Kemudian paradigma pluralitas dialog yang mengakui bahwa ada kenyataan pluralisme iman dan agama. “saya menyakini bahwa agama dan iman saya sekarang inin adalah yang paling saya pertanggungjawabkan dan karena itu  saya anut dengan sepenuh hati”. Kehkasan masing-masing agama dan iman di akui, sekaligus masing-masing melalui dialog dapat menyumbangkan kekayaannya. Berhadapan dengan umat beragama danberiman lain kita mendengarkan, membiarkan diri dari sapa oleh iman dan kehidupan mereka.
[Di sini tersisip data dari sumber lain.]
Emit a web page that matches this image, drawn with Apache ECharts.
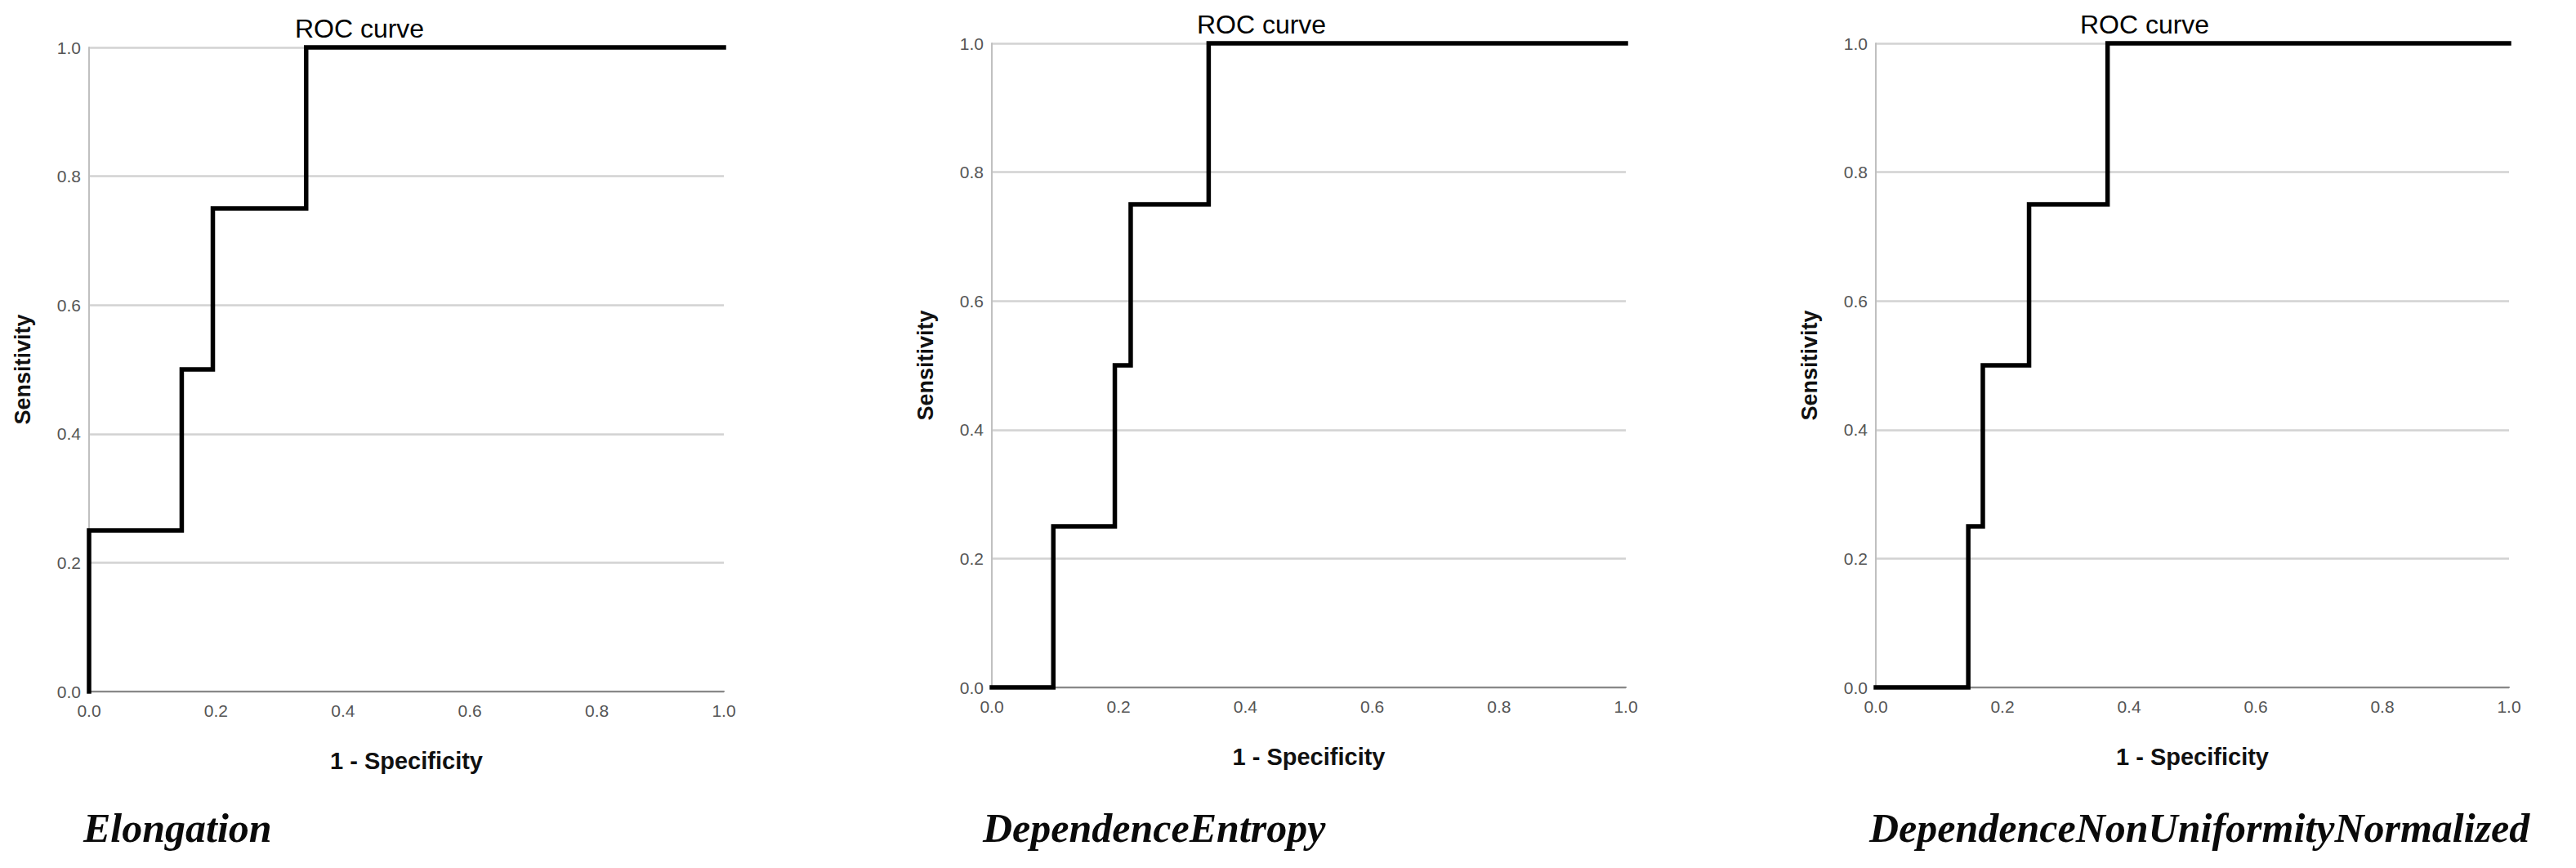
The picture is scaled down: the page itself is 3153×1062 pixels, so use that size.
<!DOCTYPE html>
<html>
<head>
<meta charset="utf-8">
<style>
html,body{margin:0;padding:0;background:#fff;}
#c{width:3153px;height:1062px;}
</style>
<script src="https://cdn.jsdelivr.net/npm/echarts@6/dist/echarts.min.js"></script>
</head>
<body>
<div id="c"></div>
<script>
// ROC curve points (1 - Specificity, Sensitivity)
const fprElongation = [0, 0, 0.146, 0.146, 0.195, 0.195, 0.342, 0.342, 1.0];
const tprElongation = [0, 0.25, 0.25, 0.5, 0.5, 0.75, 0.75, 1.0, 1.0];
const fprEntropy = [0, 0.097, 0.097, 0.194, 0.194, 0.219, 0.219, 0.342, 0.342, 1.0];
const tprEntropy = [0, 0, 0.25, 0.25, 0.5, 0.5, 0.75, 0.75, 1.0, 1.0];
const fprNonUnif = [0, 0.146, 0.146, 0.169, 0.169, 0.242, 0.242, 0.366, 0.366, 1.0];
const tprNonUnif = [0, 0, 0.25, 0.25, 0.5, 0.5, 0.75, 0.75, 1.0, 1.0];
const tickValues = [0.0, 0.2, 0.4, 0.6, 0.8, 1.0];
const chartTitle = 'ROC curve';
const xName = '1 - Specificity';
const yName = 'Sensitivity';
const captions = ['Elongation', 'DependenceEntropy', 'DependenceNonUniformityNormalized'];

const panels = [
  {fpr: fprElongation, tpr: tprElongation, grid: {left: 109, top: 58, width: 777, height: 788}, titleX: 440, titleY: 19, capX: 102},
  {fpr: fprEntropy, tpr: tprEntropy, grid: {left: 1214, top: 53, width: 776, height: 788}, titleX: 1544, titleY: 14, capX: 1203},
  {fpr: fprNonUnif, tpr: tprNonUnif, grid: {left: 2296, top: 53, width: 775, height: 788}, titleX: 2625, titleY: 14, capX: 2288}
];

const chart = echarts.init(document.getElementById('c'), null, {renderer: 'svg'});
const option = {
  backgroundColor: '#fff',
  animation: false,
  title: [],
  grid: [], xAxis: [], yAxis: [], series: []
};
const labelFont = {fontFamily: 'Liberation Sans', fontSize: 21, color: '#555'};
panels.forEach((p, i) => {
  option.grid.push(p.grid);
  option.title.push({
    text: chartTitle, left: p.titleX, top: p.titleY, textAlign: 'center', padding: 0,
    textStyle: {fontFamily: 'Liberation Sans', fontSize: 32, fontWeight: 'normal', color: '#000'}
  });
  option.title.push({
    text: captions[i], left: p.capX, top: 988, padding: 0,
    textStyle: {fontFamily: 'Liberation Serif', fontSize: 50, fontWeight: 'bold', fontStyle: 'italic', color: '#0a0a0a'}
  });
  option.xAxis.push({
    type: 'value', gridIndex: i, min: 0, max: 1, interval: 0.2,
    name: xName, nameLocation: 'middle', nameGap: 70,
    nameTextStyle: {fontFamily: 'Liberation Sans', fontSize: 29, fontWeight: 'bold', color: '#111'},
    axisLine: {show: true, onZero: false, lineStyle: {color: '#888', width: 2}},
    axisTick: {show: false},
    splitLine: {show: false},
    axisLabel: Object.assign({margin: 13, formatter: v => v.toFixed(1)}, labelFont)
  });
  option.yAxis.push({
    type: 'value', gridIndex: i, min: 0, max: 1, interval: 0.2,
    name: yName, nameLocation: 'middle', nameGap: 68,
    nameTextStyle: {fontFamily: 'Liberation Sans', fontSize: 27, fontWeight: 'bold', color: '#111'},
    axisLine: {show: true, lineStyle: {color: '#c0c0c0', width: 2}},
    axisTick: {show: false},
    splitLine: {show: true, lineStyle: {color: '#d2d2d2', width: 2.5}},
    axisLabel: Object.assign({margin: 10, padding: [10, 0, 0, 0], formatter: v => v.toFixed(1)}, labelFont)
  });
  option.series.push({
    type: 'line', xAxisIndex: i, yAxisIndex: i,
    data: p.fpr.map((x, k) => [x, p.tpr[k]]),
    showSymbol: false, symbol: 'none', clip: false,
    lineStyle: {color: '#000', width: 5.5, join: 'miter', cap: 'square'},
    z: 5
  });
});
chart.setOption(option);
</script>
</body>
</html>
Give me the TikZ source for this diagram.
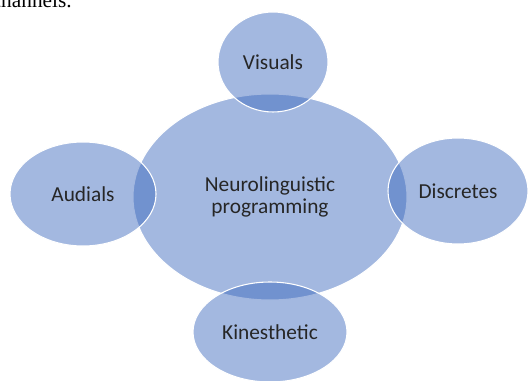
\documentclass[tikz,border=0pt]{standalone}
\usepackage{fontspec}
\setmainfont{Carlito}
\newfontfamily\timesfont{Liberation Serif}
\usetikzlibrary{shapes.geometric}
\definecolor{nlpblue}{RGB}{54,100,187}
\definecolor{nlptext}{RGB}{38,38,38}
\tikzstyle{bubble} = [ellipse, draw=white, line width=0.8pt, fill=nlpblue, fill opacity=0.46, text opacity=1, text=nlptext, inner sep=0mm, align=center, font=\fontsize{16}{16}\selectfont]
\tikzstyle{caption} = [inner sep=0mm, anchor=base east, font=\timesfont\fontsize{16}{16}\selectfont]

\begin{document}
\begin{tikzpicture}[x=0.75pt, y=-0.75pt]
                \clip (0, 0) rectangle (528, 381);
                % cut-off line of the running text above
                \node[caption] (cut) at (72, 8) {channels.};

                \node[bubble, minimum width=205.5pt, minimum height=154.5pt] (nlp) at (270, 197) {Neurolinguistic\\programming};
                \node[bubble, minimum width=82.5pt, minimum height=75pt] (visuals) at (273, 62) {Visuals};
                \node[bubble, minimum width=109.5pt, minimum height=78pt] (audials) at (83, 194) {Audials};
                \node[bubble, minimum width=105pt, minimum height=79.5pt] (discretes) at (458, 191) {Discretes};
                \node[bubble, minimum width=115.5pt, minimum height=75pt] (kinesthetic) at (270, 332) {Kinesthetic};
            \end{tikzpicture}
\end{document}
Kita berusaha mengerti danmemahami dan bersedia di perkaya oleh mereka, kita sangguo secara jujur tebuka dan berbagi kekayaan dam iman kita, kita bersedia memperkaya agama dan iamn lain. Dalam dialog kita tidak membuat perbandingan dan evaluasi mana yang benar dan mana yang salah. Kita menemoatkan umat beragama dan beriman lain dari perspektif agama dan iman kita. Paradigma ini tidak hanya baik demi kerukuanan umat beragama dalam mengatur kehidupan bersama dan menjalankan aksi bersama.

2)    Dikotomi pendapat terhadap perkembangan peran agama

Saya akan memulai membahas dikotomi ini dengan mengutip dua pendapat yang berbeda tentang peranan agama dalam mesyarakat yang lebih banyak dikaitkan dengan masalah masa depan agama-agama.

Pertama, pendapat dari Wallace (1966). Banyak ilmuan telah mempengaruhi cara berfikir manusia (umat beragama) bahwa ilmu dan teknologi modern pada akhirnya akan menghancurkan agama sebagai suatu lembaga sosial. Kata Wallace: “masa depan yang evolusioner adalah kehilangan. Perkuatan supernatural yang mempengaruhi alam tanpa mematuhi hukum alam akan luntur dam menjadi hanya suatu memori sejarah menarik”.

Kedua, suatu pandangan yang bertentangan dikemukakan oleh Yinger(1970)  yang memandang agama sebagai suatu lembaga “suatu alat untuk memberi jawaban terhadap pertanyaan akhir; karena pertanyaan akhir selalu ada bersama kita, dan karena tidak mungkin bagi ilmu untuk berusaha menjawab sebagian pertanyaan-pertanyaan itu, maka agana selalu akan ada agar dapat mengurangi ketidakpastian”.